Gilderoy, a naturally recessive man ideally fitted to the anonymity of postproduction, is at first perplexed at having even been chosen to work on a film bearing a title he soon discovers has nothing to do with horses gamboling in pastoral settings. But that puzzlement soon gives way to an escalating tension between Gilderoy’s passionless, professional, purely mechanical need to just get on with the job and his increasingly apparent psychological defenselessness against the exploitative evidence of the horrors depicted in the film.

In its surface form, the strange, hypnotizing Berberian Sound Studio has a hushed formality that insinuates itself underneath your skin in search of a frisson of psychological fear, a method far removed from the violent visual cacophony of the typical giallo. Yet it is absolutely suffused with fetishistic  close-ups— of 1976-vintage sound and film equipment—and hallucinatory aural landscapes, innocent sounds created from mundane Foley sessions which cannot be separated from associations with the grisly imagery they are meant to enhance, that are the hallmark of vintage Italian horror. 


Writer-director Peter Strickland (The Duke of Burgundy) seals Gilderoy, and us, inside the studio, surrounded by sounds we cannot reconcile with sights that are denied us-- the clever faux opening title sequence for Il Vortice Equestre  is the only footage we ever actually see-- and the free-floating dread and disorientation Gilderoy begins to experience eventually becomes our own. Even the letters Gilderoy receives from his mother back in England, filled with benign accounts of bird-watching and the unmistakable longing for her son—Gilderoy’s only lifeline to a world he recognizes— begin to take on awful shadings as the engineer’s grasp on reality becomes ever more tenuous. 

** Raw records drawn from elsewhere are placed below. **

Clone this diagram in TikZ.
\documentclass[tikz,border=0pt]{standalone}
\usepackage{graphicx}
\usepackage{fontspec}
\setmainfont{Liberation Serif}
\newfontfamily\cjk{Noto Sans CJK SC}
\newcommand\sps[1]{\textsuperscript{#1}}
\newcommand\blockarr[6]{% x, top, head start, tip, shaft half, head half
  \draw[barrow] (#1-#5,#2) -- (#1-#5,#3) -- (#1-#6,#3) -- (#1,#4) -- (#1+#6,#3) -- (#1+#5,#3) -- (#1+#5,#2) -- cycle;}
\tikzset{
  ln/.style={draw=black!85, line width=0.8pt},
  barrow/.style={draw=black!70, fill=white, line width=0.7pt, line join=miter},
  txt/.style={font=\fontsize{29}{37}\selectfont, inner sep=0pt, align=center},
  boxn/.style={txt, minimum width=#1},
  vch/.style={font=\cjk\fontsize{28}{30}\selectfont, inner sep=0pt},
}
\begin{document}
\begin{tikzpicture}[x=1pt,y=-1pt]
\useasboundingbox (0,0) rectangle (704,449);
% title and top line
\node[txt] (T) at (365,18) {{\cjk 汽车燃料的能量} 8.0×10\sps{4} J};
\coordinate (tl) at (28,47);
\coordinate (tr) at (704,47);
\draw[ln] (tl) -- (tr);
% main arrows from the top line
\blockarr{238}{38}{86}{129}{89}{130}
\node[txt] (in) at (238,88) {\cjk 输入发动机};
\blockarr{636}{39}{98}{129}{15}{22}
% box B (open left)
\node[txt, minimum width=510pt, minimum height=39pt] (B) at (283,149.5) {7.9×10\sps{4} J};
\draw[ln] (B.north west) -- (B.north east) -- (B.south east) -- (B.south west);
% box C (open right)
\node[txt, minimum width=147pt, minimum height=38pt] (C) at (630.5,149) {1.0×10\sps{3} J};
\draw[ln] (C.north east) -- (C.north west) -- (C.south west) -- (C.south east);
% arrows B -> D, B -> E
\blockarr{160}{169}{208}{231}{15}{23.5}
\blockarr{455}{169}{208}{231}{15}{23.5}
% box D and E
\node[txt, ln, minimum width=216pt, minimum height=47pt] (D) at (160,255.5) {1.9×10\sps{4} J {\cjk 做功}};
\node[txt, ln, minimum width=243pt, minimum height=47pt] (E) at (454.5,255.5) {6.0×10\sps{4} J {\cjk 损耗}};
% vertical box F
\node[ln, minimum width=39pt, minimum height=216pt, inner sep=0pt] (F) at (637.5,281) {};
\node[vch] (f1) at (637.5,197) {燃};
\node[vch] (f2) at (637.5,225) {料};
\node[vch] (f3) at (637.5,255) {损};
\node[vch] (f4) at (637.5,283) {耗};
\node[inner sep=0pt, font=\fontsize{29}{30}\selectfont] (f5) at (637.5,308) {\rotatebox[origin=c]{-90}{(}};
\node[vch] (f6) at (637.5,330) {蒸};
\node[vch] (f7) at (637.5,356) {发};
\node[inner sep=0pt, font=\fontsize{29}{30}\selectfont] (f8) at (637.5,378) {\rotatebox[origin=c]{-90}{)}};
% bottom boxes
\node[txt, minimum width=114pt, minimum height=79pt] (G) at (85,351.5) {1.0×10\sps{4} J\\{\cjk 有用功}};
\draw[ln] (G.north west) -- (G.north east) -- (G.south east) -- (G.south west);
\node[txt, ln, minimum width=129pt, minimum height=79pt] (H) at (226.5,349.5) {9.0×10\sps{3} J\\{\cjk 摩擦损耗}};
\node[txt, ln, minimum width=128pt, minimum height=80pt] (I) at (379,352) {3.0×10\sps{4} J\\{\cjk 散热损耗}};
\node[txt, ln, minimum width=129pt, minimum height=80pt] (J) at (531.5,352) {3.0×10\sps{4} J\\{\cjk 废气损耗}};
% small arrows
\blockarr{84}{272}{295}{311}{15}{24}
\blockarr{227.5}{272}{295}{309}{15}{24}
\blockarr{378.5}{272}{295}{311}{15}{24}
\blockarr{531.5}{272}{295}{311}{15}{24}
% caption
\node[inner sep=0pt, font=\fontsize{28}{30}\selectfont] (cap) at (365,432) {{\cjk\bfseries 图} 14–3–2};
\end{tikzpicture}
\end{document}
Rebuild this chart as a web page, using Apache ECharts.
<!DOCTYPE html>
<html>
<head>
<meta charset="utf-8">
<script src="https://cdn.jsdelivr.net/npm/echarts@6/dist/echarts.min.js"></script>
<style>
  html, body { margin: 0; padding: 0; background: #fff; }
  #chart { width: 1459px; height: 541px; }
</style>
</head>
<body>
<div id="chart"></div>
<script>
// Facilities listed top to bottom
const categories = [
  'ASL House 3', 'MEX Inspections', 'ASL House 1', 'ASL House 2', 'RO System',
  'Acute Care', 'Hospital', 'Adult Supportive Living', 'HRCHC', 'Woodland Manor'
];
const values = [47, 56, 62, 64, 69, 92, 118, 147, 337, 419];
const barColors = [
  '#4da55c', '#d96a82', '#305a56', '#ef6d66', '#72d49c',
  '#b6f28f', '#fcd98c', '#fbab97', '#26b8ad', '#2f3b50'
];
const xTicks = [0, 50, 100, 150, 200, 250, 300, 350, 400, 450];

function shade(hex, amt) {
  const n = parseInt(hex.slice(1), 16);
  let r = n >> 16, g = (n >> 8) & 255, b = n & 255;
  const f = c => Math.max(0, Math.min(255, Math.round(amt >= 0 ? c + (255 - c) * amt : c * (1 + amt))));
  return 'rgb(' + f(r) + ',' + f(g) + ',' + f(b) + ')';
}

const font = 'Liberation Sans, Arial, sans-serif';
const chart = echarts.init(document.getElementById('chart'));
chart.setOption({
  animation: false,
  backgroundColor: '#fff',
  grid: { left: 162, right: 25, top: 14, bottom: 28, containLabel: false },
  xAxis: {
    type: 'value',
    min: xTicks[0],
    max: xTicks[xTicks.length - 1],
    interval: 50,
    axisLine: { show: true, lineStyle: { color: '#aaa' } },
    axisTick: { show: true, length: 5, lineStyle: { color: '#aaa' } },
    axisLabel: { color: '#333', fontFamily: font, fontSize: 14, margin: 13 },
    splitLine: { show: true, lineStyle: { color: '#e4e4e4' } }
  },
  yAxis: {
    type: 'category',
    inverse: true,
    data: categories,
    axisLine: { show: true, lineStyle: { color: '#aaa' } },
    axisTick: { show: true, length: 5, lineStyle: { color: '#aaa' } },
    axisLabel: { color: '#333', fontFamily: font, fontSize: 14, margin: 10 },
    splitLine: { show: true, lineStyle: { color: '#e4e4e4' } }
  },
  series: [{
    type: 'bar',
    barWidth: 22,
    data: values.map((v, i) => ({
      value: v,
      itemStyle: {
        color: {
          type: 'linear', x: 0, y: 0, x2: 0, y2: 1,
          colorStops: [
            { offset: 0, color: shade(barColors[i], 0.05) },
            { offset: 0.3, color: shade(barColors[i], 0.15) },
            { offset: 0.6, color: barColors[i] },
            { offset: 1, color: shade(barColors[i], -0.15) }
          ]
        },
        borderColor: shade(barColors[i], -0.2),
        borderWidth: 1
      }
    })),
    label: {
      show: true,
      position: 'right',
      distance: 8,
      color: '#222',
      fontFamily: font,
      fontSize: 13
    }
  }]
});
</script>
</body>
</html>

Viewers will be reminded of Argento, certainly (those close-ups of tape machines scream Deep Red), but through the constant layering of ghastly shrieks and perverse sound effects  the spirit of Brian De Palma’s Blow Out and the search for the perfect scream are imaginatively invoked here as well. Strickland constructs a convincing case for sound as a dominant, almost subliminal force in our experience of the movies, all while entertainingly deconstructing the very process by which that sound is assembled, dissolving the audience’s complicity into magnetic particles of horror which begin tightening around and threatening to absorb Gilderoy. But unlike in Blow Out, that perfect scream which somehow synthesizes frivolous art with inescapable humanity proves elusive. Within the walls of the Berberian Sound Studio there are only fading echoes, the blinding light of the projector bulb washing out everything in its throw, reels of tape spinning out of focus, and the final click of a switch signaling escape into the dark.

(Berberian Sound Studio is available on DVD and Blu-ray and is now streaming on Netflix.)